:: AVAILABLE DATA ::
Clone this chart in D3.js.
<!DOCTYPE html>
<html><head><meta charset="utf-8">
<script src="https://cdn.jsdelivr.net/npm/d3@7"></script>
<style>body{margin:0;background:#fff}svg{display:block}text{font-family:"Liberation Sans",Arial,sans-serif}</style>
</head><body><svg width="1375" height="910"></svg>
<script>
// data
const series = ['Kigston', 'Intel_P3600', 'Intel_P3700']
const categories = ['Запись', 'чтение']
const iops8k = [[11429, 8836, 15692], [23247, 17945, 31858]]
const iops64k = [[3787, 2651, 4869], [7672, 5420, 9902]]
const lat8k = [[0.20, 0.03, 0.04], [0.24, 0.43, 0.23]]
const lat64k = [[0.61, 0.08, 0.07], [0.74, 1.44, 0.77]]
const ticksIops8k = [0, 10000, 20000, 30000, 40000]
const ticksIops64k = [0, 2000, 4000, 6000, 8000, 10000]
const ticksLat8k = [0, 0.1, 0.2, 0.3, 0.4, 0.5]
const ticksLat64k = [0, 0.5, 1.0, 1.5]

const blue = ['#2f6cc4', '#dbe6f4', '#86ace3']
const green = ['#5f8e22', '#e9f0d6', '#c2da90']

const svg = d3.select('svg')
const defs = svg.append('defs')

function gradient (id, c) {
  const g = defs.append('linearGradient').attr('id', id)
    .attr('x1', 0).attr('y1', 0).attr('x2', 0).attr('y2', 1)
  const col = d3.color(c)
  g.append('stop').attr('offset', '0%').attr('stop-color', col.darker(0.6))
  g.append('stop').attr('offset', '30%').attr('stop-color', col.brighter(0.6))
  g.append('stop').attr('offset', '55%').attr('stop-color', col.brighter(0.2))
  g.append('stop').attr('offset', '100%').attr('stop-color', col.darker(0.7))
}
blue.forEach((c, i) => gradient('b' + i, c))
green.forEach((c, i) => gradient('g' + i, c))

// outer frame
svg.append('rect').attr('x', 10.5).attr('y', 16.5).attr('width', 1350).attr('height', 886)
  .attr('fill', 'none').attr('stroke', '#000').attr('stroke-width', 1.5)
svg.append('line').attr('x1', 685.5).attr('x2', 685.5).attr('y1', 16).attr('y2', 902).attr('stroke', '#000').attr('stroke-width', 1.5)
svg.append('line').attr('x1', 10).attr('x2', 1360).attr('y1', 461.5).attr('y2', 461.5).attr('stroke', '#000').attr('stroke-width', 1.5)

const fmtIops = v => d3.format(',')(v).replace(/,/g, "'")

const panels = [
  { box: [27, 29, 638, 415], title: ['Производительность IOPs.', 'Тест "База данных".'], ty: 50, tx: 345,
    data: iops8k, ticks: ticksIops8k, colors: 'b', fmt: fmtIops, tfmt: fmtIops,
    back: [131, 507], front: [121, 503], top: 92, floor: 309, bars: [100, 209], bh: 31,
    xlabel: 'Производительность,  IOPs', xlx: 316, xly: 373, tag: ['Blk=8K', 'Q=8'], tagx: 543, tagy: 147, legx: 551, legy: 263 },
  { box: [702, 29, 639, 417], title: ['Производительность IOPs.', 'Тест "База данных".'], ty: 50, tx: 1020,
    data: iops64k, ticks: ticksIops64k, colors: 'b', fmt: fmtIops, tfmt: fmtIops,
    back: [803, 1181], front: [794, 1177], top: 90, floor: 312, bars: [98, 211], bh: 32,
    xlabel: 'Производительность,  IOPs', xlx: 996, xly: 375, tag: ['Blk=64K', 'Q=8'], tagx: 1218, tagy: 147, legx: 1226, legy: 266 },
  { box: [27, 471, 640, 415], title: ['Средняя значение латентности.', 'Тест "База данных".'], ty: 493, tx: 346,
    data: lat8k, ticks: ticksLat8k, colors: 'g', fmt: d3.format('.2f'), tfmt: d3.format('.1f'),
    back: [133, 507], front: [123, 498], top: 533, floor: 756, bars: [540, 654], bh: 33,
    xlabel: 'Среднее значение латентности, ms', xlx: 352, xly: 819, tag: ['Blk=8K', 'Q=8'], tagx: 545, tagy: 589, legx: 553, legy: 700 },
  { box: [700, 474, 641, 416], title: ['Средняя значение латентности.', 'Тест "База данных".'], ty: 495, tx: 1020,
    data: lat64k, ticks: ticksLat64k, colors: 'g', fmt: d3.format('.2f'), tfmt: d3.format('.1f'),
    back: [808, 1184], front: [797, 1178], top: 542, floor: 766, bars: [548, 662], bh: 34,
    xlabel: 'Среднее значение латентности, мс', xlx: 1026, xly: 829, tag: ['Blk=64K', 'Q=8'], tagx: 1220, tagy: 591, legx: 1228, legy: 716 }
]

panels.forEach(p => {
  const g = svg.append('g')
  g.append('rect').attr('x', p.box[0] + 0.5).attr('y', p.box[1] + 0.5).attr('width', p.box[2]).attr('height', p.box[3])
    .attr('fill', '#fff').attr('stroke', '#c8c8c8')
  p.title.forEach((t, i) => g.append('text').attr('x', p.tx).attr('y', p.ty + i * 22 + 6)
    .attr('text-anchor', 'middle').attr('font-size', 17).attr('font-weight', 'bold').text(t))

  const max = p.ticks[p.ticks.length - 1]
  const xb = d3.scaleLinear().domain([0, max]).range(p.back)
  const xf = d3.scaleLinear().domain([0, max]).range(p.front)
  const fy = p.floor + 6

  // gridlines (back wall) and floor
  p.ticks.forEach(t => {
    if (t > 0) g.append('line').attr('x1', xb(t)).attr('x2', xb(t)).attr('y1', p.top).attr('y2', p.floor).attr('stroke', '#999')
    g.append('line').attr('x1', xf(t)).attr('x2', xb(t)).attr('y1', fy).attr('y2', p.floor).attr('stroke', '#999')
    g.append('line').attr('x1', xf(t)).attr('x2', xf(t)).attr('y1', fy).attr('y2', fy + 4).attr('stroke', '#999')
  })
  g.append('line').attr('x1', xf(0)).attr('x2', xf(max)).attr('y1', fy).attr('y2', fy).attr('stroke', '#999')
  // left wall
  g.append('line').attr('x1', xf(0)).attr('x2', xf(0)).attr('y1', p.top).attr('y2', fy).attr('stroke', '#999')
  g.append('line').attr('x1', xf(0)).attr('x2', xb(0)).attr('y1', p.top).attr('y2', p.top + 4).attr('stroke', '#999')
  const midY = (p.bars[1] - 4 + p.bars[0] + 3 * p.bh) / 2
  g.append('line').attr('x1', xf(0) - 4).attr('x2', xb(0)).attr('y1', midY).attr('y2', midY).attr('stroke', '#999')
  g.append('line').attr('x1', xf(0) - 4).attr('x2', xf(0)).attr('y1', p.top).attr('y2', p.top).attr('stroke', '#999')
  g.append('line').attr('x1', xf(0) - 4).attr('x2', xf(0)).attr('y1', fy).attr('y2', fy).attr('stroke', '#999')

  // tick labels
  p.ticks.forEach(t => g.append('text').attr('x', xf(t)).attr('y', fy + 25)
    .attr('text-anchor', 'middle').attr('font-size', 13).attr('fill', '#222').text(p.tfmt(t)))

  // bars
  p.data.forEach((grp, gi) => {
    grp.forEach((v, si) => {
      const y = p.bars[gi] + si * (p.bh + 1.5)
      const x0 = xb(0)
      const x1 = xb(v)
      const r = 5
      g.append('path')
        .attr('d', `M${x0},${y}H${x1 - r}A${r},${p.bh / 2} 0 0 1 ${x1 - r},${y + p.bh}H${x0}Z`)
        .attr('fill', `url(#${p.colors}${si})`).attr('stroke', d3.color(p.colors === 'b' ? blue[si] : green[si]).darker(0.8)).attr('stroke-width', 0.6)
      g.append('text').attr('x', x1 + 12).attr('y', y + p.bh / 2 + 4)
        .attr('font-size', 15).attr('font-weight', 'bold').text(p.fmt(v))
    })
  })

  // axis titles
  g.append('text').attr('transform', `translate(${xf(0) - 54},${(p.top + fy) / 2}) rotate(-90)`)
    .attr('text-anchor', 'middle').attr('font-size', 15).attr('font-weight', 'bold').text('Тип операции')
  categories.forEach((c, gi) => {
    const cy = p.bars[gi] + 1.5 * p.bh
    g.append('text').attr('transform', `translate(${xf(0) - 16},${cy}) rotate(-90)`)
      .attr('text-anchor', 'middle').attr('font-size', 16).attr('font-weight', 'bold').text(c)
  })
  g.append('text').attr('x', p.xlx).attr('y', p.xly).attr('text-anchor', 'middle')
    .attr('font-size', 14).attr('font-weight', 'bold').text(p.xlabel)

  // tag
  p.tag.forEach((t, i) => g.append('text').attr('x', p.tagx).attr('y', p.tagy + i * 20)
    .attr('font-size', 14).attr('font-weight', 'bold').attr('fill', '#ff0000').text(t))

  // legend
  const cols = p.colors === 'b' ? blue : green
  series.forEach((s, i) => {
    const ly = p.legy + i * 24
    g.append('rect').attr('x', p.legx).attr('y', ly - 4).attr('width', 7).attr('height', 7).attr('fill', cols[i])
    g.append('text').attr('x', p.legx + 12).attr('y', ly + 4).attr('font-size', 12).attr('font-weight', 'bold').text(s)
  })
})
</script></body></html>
---
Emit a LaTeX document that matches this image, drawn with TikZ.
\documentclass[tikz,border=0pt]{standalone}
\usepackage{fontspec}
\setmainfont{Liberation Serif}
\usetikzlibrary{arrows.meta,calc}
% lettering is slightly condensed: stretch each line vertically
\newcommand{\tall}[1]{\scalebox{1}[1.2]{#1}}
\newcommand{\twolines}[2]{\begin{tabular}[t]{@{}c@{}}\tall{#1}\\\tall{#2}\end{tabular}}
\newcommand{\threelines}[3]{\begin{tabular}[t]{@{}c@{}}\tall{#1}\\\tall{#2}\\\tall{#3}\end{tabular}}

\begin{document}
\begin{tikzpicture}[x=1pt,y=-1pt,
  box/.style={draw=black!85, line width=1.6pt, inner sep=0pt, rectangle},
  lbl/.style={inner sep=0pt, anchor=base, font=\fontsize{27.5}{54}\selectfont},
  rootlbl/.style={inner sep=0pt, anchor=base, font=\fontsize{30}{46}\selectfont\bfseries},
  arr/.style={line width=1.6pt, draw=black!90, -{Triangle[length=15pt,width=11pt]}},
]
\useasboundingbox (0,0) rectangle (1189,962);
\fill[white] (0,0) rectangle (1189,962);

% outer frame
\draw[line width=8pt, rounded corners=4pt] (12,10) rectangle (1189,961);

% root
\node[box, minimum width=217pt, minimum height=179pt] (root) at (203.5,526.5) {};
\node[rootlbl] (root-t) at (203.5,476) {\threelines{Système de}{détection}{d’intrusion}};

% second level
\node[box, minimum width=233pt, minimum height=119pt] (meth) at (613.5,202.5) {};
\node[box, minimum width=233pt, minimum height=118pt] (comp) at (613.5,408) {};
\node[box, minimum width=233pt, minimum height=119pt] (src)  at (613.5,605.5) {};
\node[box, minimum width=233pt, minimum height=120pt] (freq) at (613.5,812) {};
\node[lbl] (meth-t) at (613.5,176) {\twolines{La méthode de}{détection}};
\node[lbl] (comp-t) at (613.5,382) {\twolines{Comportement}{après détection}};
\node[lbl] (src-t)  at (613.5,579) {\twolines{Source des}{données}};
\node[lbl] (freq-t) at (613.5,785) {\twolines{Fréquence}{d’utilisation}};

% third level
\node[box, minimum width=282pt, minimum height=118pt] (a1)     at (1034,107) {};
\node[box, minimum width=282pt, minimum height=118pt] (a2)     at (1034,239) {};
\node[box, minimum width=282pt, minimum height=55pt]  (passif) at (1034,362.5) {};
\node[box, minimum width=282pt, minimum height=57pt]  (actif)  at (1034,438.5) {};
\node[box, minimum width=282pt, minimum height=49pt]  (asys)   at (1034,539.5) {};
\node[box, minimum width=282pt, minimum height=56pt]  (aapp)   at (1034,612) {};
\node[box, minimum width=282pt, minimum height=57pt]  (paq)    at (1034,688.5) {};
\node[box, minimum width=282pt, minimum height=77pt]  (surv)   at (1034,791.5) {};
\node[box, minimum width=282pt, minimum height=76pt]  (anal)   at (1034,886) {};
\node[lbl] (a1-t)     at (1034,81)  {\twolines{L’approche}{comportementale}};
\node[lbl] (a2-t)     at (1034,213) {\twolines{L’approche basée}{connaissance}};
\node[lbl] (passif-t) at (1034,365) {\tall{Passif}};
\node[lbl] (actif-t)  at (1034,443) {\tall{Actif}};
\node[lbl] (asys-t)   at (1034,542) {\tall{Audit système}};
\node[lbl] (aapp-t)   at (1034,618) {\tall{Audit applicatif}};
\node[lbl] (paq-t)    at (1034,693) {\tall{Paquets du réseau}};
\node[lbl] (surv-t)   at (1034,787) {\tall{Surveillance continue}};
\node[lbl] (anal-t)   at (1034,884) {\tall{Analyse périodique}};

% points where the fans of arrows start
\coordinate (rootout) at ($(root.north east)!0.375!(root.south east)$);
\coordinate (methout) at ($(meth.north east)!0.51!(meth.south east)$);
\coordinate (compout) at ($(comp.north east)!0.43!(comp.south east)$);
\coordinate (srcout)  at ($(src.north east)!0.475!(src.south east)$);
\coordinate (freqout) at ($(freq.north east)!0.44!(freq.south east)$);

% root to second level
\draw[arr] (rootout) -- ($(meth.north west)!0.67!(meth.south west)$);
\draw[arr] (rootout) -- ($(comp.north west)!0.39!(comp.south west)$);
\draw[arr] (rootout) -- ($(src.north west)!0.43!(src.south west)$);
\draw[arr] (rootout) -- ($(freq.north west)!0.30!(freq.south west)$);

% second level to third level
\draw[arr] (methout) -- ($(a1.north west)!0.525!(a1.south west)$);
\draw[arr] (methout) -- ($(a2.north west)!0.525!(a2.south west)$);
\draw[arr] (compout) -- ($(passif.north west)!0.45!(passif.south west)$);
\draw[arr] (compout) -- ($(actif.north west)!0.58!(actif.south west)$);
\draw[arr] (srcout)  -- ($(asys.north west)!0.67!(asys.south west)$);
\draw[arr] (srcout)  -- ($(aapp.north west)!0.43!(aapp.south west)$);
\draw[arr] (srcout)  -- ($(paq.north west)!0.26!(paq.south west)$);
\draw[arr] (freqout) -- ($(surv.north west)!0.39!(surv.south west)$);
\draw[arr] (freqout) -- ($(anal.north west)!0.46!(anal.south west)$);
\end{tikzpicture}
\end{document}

:: BRIEF ::
Starting at the line that contains "Emit a LaTeX" and ending at the line that contains "(freq-t) at (613.5,785)", repeat each line exactly, both ends included, and nothing else.

:: WORKED ANSWER ::
Emit a LaTeX document that matches this image, drawn with TikZ.
\documentclass[tikz,border=0pt]{standalone}
\usepackage{fontspec}
\setmainfont{Liberation Serif}
\usetikzlibrary{arrows.meta,calc}
% lettering is slightly condensed: stretch each line vertically
\newcommand{\tall}[1]{\scalebox{1}[1.2]{#1}}
\newcommand{\twolines}[2]{\begin{tabular}[t]{@{}c@{}}\tall{#1}\\\tall{#2}\end{tabular}}
\newcommand{\threelines}[3]{\begin{tabular}[t]{@{}c@{}}\tall{#1}\\\tall{#2}\\\tall{#3}\end{tabular}}

\begin{document}
\begin{tikzpicture}[x=1pt,y=-1pt,
  box/.style={draw=black!85, line width=1.6pt, inner sep=0pt, rectangle},
  lbl/.style={inner sep=0pt, anchor=base, font=\fontsize{27.5}{54}\selectfont},
  rootlbl/.style={inner sep=0pt, anchor=base, font=\fontsize{30}{46}\selectfont\bfseries},
  arr/.style={line width=1.6pt, draw=black!90, -{Triangle[length=15pt,width=11pt]}},
]
\useasboundingbox (0,0) rectangle (1189,962);
\fill[white] (0,0) rectangle (1189,962);

% outer frame
\draw[line width=8pt, rounded corners=4pt] (12,10) rectangle (1189,961);

% root
\node[box, minimum width=217pt, minimum height=179pt] (root) at (203.5,526.5) {};
\node[rootlbl] (root-t) at (203.5,476) {\threelines{Système de}{détection}{d’intrusion}};

% second level
\node[box, minimum width=233pt, minimum height=119pt] (meth) at (613.5,202.5) {};
\node[box, minimum width=233pt, minimum height=118pt] (comp) at (613.5,408) {};
\node[box, minimum width=233pt, minimum height=119pt] (src)  at (613.5,605.5) {};
\node[box, minimum width=233pt, minimum height=120pt] (freq) at (613.5,812) {};
\node[lbl] (meth-t) at (613.5,176) {\twolines{La méthode de}{détection}};
\node[lbl] (comp-t) at (613.5,382) {\twolines{Comportement}{après détection}};
\node[lbl] (src-t)  at (613.5,579) {\twolines{Source des}{données}};
\node[lbl] (freq-t) at (613.5,785) {\twolines{Fréquence}{d’utilisation}};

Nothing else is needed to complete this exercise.